Alternative Schools of Choice
- Early College High Schools are small, autonomous schools that blend high school and college into a coherent education program. They are designed so that all students can achieve two years of college credit at the same time they are earning a high school diploma (within four to five years of entering ninth grade). These schools are designed for young people who are underrepresented in postsecondary education.
- Middle College High Schools are high schools located on a community college campus. These schools offer students at risk of educational failure when they enter high school the opportunity to take high school classes as well as college classes and increase the likelihood of qualifying for college upon graduation. The Middle College National Consortium has more information.
- Magnet Schools are designed to attract students from their schools of residence by providing special curriculum opportunities. Magnet schools are often oriented around a special interest area, career education, or vocational skills training.
- Metropolitan Career and Technical (MET) High Schools feature a strong advisory program, small school size, and community-based learning. Find out more about these schools through Big Picture Learning .
- New Technology High Schools emphasize access to technology through project-based learning.
- Open Classroom Schools provide learning activities that are individualized and organized around interest and learning resource centers. These schools may feature multi-grades classrooms.

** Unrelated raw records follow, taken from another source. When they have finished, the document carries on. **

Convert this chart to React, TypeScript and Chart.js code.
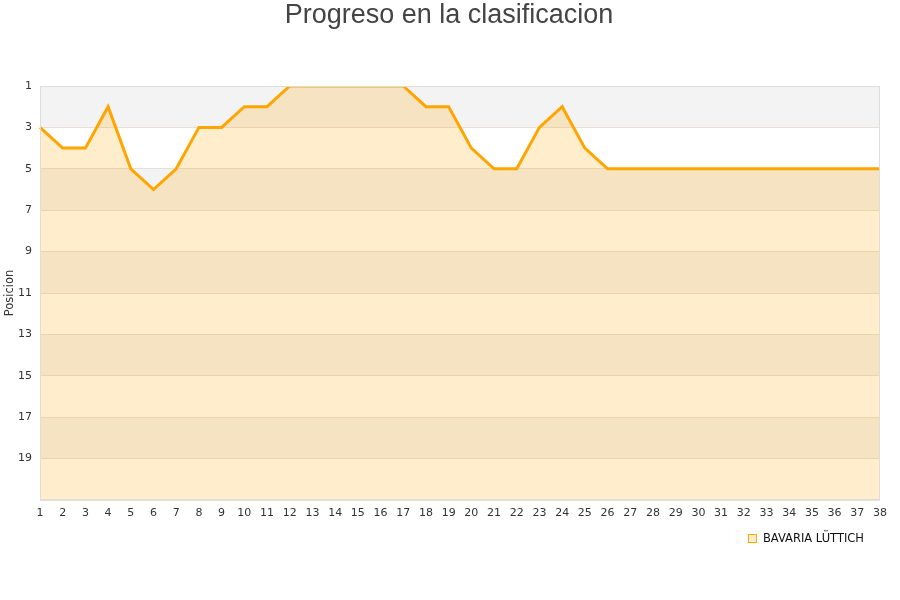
import React, { useEffect, useRef } from 'react';
import { Chart, registerables } from 'chart.js';

Chart.register(...registerables);

const chartTitle = 'Progreso en la clasificacion';
const yAxisTitle = 'Posicion';
const teamName = 'BAVARIA LÜTTICH';
const rounds = ['1','2','3','4','5','6','7','8','9','10','11','12','13','14','15','16','17','18','19','20','21','22','23','24','25','26','27','28','29','30','31','32','33','34','35','36','37','38'];
const positions = [3,4,4,2,5,6,5,3,3,2,2,1,1,1,1,1,1,2,2,4,5,5,3,2,4,5,5,5,5,5,5,5,5,5,5,5,5,5];
const yMin = 1;
const yMax = 21;
const shadedBands = [[1,3],[5,7],[9,11],[13,15],[17,19]];

const lineColor = '#FFA500';
const fillColor = 'rgba(255,165,0,0.2)';

const decorPlugin = {
  id: 'decor',
  beforeDraw(chart: any) {
    const { ctx, chartArea } = chart;
    const y = chart.scales.y;
    ctx.save();
    ctx.fillStyle = '#ffffff';
    ctx.fillRect(chartArea.left, chartArea.top, chartArea.right - chartArea.left, chartArea.bottom - chartArea.top);
    ctx.fillStyle = '#f3f3f3';
    for (const [a, b] of shadedBands) {
      const p1 = y.getPixelForValue(a);
      const p2 = y.getPixelForValue(b);
      ctx.fillRect(chartArea.left, Math.min(p1, p2), chartArea.right - chartArea.left, Math.abs(p2 - p1));
    }
    ctx.restore();
  },
  afterDatasetsDraw(chart: any) {
    const { ctx, chartArea } = chart;
    ctx.save();
    ctx.strokeStyle = '#dddddd';
    ctx.lineWidth = 1;
    ctx.strokeRect(chartArea.left + 0.5, chartArea.top + 0.5, chartArea.right - chartArea.left - 1, chartArea.bottom - chartArea.top - 1);
    ctx.restore();
  },
  afterDraw(chart: any) {
    const { ctx, width } = chart;
    ctx.save();
    // title
    ctx.fillStyle = '#444444';
    ctx.font = '27px "Liberation Sans", Arial, sans-serif';
    ctx.textAlign = 'center';
    ctx.textBaseline = 'middle';
    ctx.fillText(chartTitle, width / 2 - 1, 16);
    // legend
    ctx.font = '11.5px "DejaVu Sans", sans-serif';
    ctx.textAlign = 'left';
    const textW = ctx.measureText(teamName).width;
    const textX = 864 - textW;
    const boxX = textX - 15;
    ctx.fillStyle = fillColor;
    ctx.fillRect(boxX + 0.5, 534.5, 8, 8);
    ctx.strokeStyle = lineColor;
    ctx.lineWidth = 1;
    ctx.strokeRect(boxX + 0.5, 534.5, 8, 8);
    ctx.fillStyle = '#111111';
    ctx.fillText(teamName, textX, 539);
    ctx.restore();
  },
};

export default function App() {
  const ref = useRef<HTMLCanvasElement>(null);
  useEffect(() => {
    if (!ref.current) return;
    const chart = new Chart(ref.current, {
      type: 'line',
      data: {
        labels: rounds,
        datasets: [
          {
            label: teamName,
            data: positions,
            borderColor: lineColor,
            backgroundColor: fillColor,
            borderWidth: 3,
            pointRadius: 0,
            tension: 0,
            fill: { value: yMax } as any,
          },
        ],
      },
      options: {
        animation: false,
        responsive: false,
        maintainAspectRatio: false,
        layout: { padding: { left: 0, right: 20, top: 86, bottom: 78 } },
        plugins: {
          title: { display: false },
          legend: { display: false },
          tooltip: { enabled: false },
        },
        scales: {
          x: {
            type: 'category',
            offset: false,
            grid: { display: false, drawTicks: false, tickLength: 0 },
            border: { display: false },
            ticks: {
              autoSkip: false,
              maxRotation: 0,
              color: '#333333',
              padding: 7,
              font: { family: 'DejaVu Sans, sans-serif', size: 11 },
            },
            afterFit: (s: any) => { s.height = 22; },
          },
          y: {
            type: 'linear',
            reverse: true,
            min: yMin,
            max: yMax,
            grid: { color: '#e6e0d6', drawTicks: false },
            border: { display: false },
            ticks: {
              stepSize: 2,
              color: '#333333',
              padding: 8,
              font: { family: 'DejaVu Sans, sans-serif', size: 11 },
              callback: (v: any) => (v === yMax ? '' : String(v)),
            },
            title: {
              display: true,
              text: yAxisTitle,
              color: '#333333',
              font: { family: 'DejaVu Sans, sans-serif', size: 11.5 },
              padding: { top: 3, bottom: 0 },
            },
            afterFit: (s: any) => { s.width = 40; },
          },
        },
      },
      plugins: [decorPlugin],
    });
    return () => chart.destroy();
  }, []);
  return (
    <div style={{ position: 'absolute', left: 0, top: 0, width: 900, height: 600 }}>
      <canvas ref={ref} width={900} height={600} style={{ width: 900, height: 600 }} />
    </div>
  );
}
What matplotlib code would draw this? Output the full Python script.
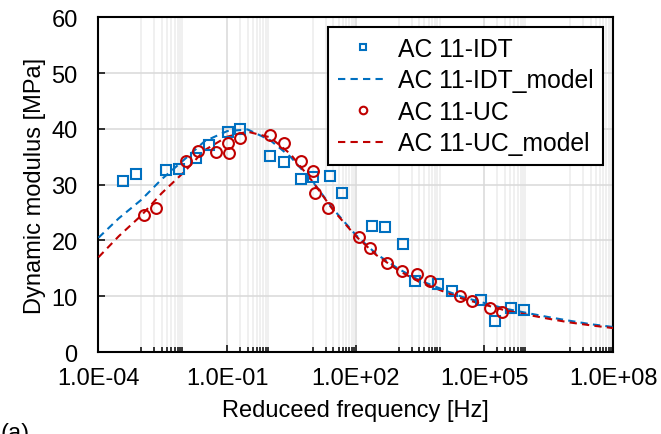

- Schools Without Walls utilize community facilities and resources for learning activities and may offer internships or project-based learning.
- Thematic schools are organized around a curricular theme such as the humanities, the arts, international relations, or health careers.
In addition to the schools listed above, alternative schools of choice also include schools that offer:
- A different educational philosophy, such as Montessori, Waldorf, and Fundamental schools.
- A different instructional strategy, such as independent study, dual language immersion, multi-age classrooms, or online learning.
- Specialized programs for targeted student populations, such as street academies and newcomer centers.
Alternative Programs of Choice
- Internships are designed to give students direct experience in fields of possible future employment, with a core curriculum adapted to those areas and interests.
- Magnet Programs are designed to attract students to particular schools by offering educational features attractive to students and their parents, such as various types of specialized instruction.
- Parent Participation Programs are designed so that parents and guardians provide classroom assistance and other support that is integral to the program. Typically, parents are heavily involved in setting the goals, objectives, and direction for the program. These programs are more common for students in the elementary grades.
- School-Within-a-School (SWAS) is a “minischool” or identified unit within a traditional school with a focus on a special interest area or learning style. This option provides one approach to achieving a smaller learning community.